Shamim Manzar on Karachi: “The Pakistanis Have Learned Patience”
Pakistanis come to the Empress Market in colourfully painted busses, the main mode of transport in Karachi (Photo: Kashif Paracha)
4 June 2012
The beach, the sea, and tropical climate, that is Karachi, but it is also poverty and bloody attacks. Between the two, a young music scene is emerging that seeks links with the west. Shamim Manzar, member of the staff at the Goethe-Institut Karachi, knows all sides of the Pakistani city.
What is the most beautiful part of Karachi?
Manzar: Have you ever looked in an atlas to see where Karachi is? On the Arabian Sea. The Arabs feel drawn to the sea. And the beaches of Karachi are particularly beautiful. People come here all the way from Lahore or Islamabad just for them.
What topic is currently the most hotly debated in the Karachi press?
Two topics: For one, the Pakistani blockade of NATO trucks to Afghanistan is in the headlines. Until now, the NATO soldiers were transported in trucks from Karachi to Afghanistan. But a few months ago, the Pakistani government prohibited this access. Now there are heated debates between the USA and Pakistan. Even here, opinions are divided about it. The second volatile topic is domestic political unrest. After the division of British India in 1947, different ethnic and religions groups who immigrated to newly established Pakistan settled in Karachi. There are always disputes between them. There is great resentment among the native population towards the immigrants, since the latter are better educated and therefore have higher status in society.
Elegant colonial structures like the D. J. Science College rise between slums and derelict apartments (Photo: Kashif Paracha)
What is ‘culture’ in Karachi?
Karachi is multicultural; the people have different cultures. For example, the Punjabis, who cultivate folk dances like the bhangra and play drums, the tabla, and string instruments. The Sufi culture is represented in Karachi with the Sindhi. It goes back to the scholarly poets of Sufism. At their celebrations, the Sindhi recite poetry in ecstatic chants and move as if they were in a trance. The young Pakistanis have discovered a new music style: it is a blend of western rock and Pakistani folk music. This trend has been going on for a while now, but since the beverage brand Coca-Cola set up a studio in Karachi, young musicians have the chance to show their creativity.
German teacher Manzar: “Pakistanis are more liberal than they are portrayed in Europe.” (Photo: Kashif Paracha)
When Europeans think of Pakistan, most of them probably think of fundamentalists, al-Qaida and Osama Bin Laden’s following. I cannot deny that they exist, but they are not the majority. Most Pakistanis are more liberal than they are portrayed in Europe. They don’t want the fundamentalists. However, there are only a few courageous people who rebel against them; the larger part is silent because they are frightened.
What can we learn from the Pakistani people?

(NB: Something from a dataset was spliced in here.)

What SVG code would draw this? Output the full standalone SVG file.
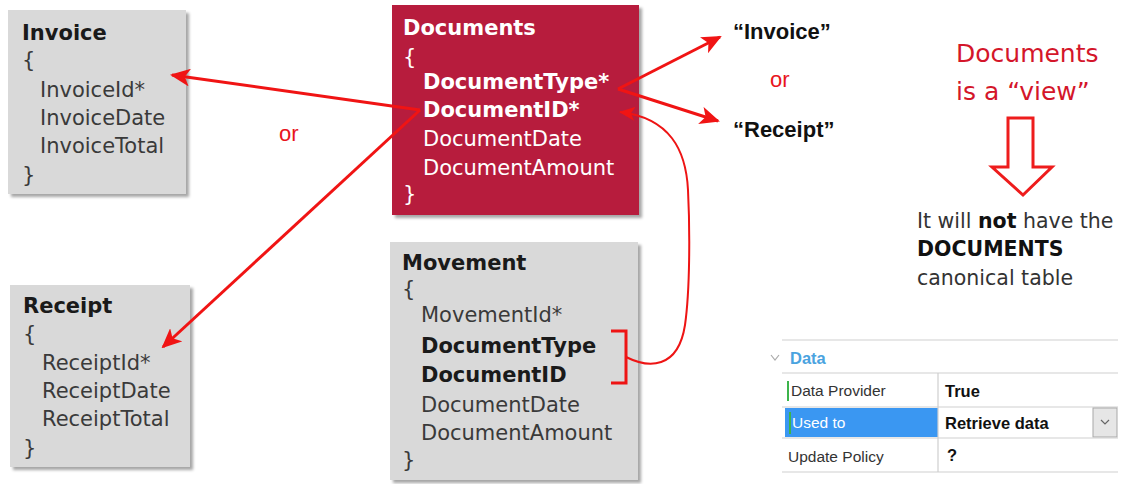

Patience. For example, when a Pakistani applies with the authorities for a certificate, he is told he can come and pick it up in one week. So, he goes back to the office, but the certificate won’t be ready, and he is given a new date. This can go on for three months until the Pakistani finally raises a ruckus. The people here have learned patience. Poverty and the political regime taught it to them.
Children sell sweets on the beachside promenade to assist their families’ finances (Photo: Kashif Paracha)
Why do Pakistanis learn German?
For three reasons. Pakistani students learn German so that they can continue their studies in Germany. Then there are the businesspeople that work with German companies and learn German because they occasionally travel to Germany or receive German clients in Pakistan. The third group learn German as part of marriage migration. Women and men who follow their spouses to Germany have to pass a language test to get a visa.
What surprised you the most in Germany?
How helpful the people are when you ask them directions. Once it even happened to me that a person took me to the place I asked about. If you ask a Pakistani for directions and he doesn’t know them exactly he’ll send you any place.
What do the people in Karachi love to do most of all?
They love most to walk on the beach. It’s also the only thing they can do; the summers are hot and it costs nothing.
Ramblers and decorated camels on Sea View beach (Photo: Kashif Paracha)
What is your dream project?
To promote European and German literature in Pakistan. Although prominent German works such as Goethe’s Faust or Hermann Hesse’s Siddhartha are available in Urdu, Pakistan’s national language, many more ought to be translated. Here, we can only build a bridge to Europe through literature or music. For Pakistan, I hope for peace between all of the ethnic and religious groups.
Daniela Gollob asked the questions.
Shamim Manzar, 56, studied International Relations in Karachi while learning German at the Goethe-Institut. He was surprised when the director of the institute encouraged him to become a German teacher. He then went to Munich to complete his diploma. He has now been teaching German for 25 years and is head of language work at the Goethe-Institut in Karachi where he lives with his wife and five children.